- [What the task requires]:
Reproduce the listing below in its entirety. Change nothing.
****************
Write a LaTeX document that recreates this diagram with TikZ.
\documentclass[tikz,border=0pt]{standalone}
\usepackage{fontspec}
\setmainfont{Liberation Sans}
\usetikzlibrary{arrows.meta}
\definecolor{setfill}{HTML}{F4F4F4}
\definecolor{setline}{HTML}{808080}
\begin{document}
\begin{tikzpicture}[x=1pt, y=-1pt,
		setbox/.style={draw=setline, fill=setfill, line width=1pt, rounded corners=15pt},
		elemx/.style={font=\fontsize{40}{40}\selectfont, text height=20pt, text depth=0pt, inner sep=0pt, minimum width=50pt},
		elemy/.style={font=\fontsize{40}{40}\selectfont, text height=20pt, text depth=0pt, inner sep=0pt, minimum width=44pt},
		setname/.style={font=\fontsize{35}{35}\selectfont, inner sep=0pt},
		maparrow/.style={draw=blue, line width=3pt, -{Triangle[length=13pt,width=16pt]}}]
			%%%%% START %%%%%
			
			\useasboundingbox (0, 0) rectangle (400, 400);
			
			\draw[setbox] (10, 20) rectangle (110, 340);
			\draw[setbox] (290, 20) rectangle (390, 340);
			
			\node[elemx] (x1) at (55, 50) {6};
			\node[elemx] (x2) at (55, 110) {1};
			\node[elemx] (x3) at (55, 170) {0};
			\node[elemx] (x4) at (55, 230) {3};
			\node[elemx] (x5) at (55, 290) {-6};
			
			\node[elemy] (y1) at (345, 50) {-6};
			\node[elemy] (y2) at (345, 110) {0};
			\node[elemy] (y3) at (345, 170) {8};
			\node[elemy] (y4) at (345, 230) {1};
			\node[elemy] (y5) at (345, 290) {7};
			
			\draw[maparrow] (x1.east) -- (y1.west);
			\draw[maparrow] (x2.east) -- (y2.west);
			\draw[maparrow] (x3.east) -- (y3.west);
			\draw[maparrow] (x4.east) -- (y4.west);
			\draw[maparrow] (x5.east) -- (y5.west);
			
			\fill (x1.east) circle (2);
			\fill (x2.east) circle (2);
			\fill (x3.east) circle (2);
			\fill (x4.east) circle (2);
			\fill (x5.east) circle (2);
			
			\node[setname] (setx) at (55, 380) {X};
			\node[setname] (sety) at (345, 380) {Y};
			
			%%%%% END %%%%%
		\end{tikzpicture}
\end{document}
****************
- [Worked answer]:
Write a LaTeX document that recreates this diagram with TikZ.
\documentclass[tikz,border=0pt]{standalone}
\usepackage{fontspec}
\setmainfont{Liberation Sans}
\usetikzlibrary{arrows.meta}
\definecolor{setfill}{HTML}{F4F4F4}
\definecolor{setline}{HTML}{808080}
\begin{document}
\begin{tikzpicture}[x=1pt, y=-1pt,
		setbox/.style={draw=setline, fill=setfill, line width=1pt, rounded corners=15pt},
		elemx/.style={font=\fontsize{40}{40}\selectfont, text height=20pt, text depth=0pt, inner sep=0pt, minimum width=50pt},
		elemy/.style={font=\fontsize{40}{40}\selectfont, text height=20pt, text depth=0pt, inner sep=0pt, minimum width=44pt},
		setname/.style={font=\fontsize{35}{35}\selectfont, inner sep=0pt},
		maparrow/.style={draw=blue, line width=3pt, -{Triangle[length=13pt,width=16pt]}}]
			%%%%% START %%%%%
			
			\useasboundingbox (0, 0) rectangle (400, 400);
			
			\draw[setbox] (10, 20) rectangle (110, 340);
			\draw[setbox] (290, 20) rectangle (390, 340);
			
			\node[elemx] (x1) at (55, 50) {6};
			\node[elemx] (x2) at (55, 110) {1};
			\node[elemx] (x3) at (55, 170) {0};
			\node[elemx] (x4) at (55, 230) {3};
			\node[elemx] (x5) at (55, 290) {-6};
			
			\node[elemy] (y1) at (345, 50) {-6};
			\node[elemy] (y2) at (345, 110) {0};
			\node[elemy] (y3) at (345, 170) {8};
			\node[elemy] (y4) at (345, 230) {1};
			\node[elemy] (y5) at (345, 290) {7};
			
			\draw[maparrow] (x1.east) -- (y1.west);
			\draw[maparrow] (x2.east) -- (y2.west);
			\draw[maparrow] (x3.east) -- (y3.west);
			\draw[maparrow] (x4.east) -- (y4.west);
			\draw[maparrow] (x5.east) -- (y5.west);
			
			\fill (x1.east) circle (2);
			\fill (x2.east) circle (2);
			\fill (x3.east) circle (2);
			\fill (x4.east) circle (2);
			\fill (x5.east) circle (2);
			
			\node[setname] (setx) at (55, 380) {X};
			\node[setname] (sety) at (345, 380) {Y};
			
			%%%%% END %%%%%
		\end{tikzpicture}
\end{document}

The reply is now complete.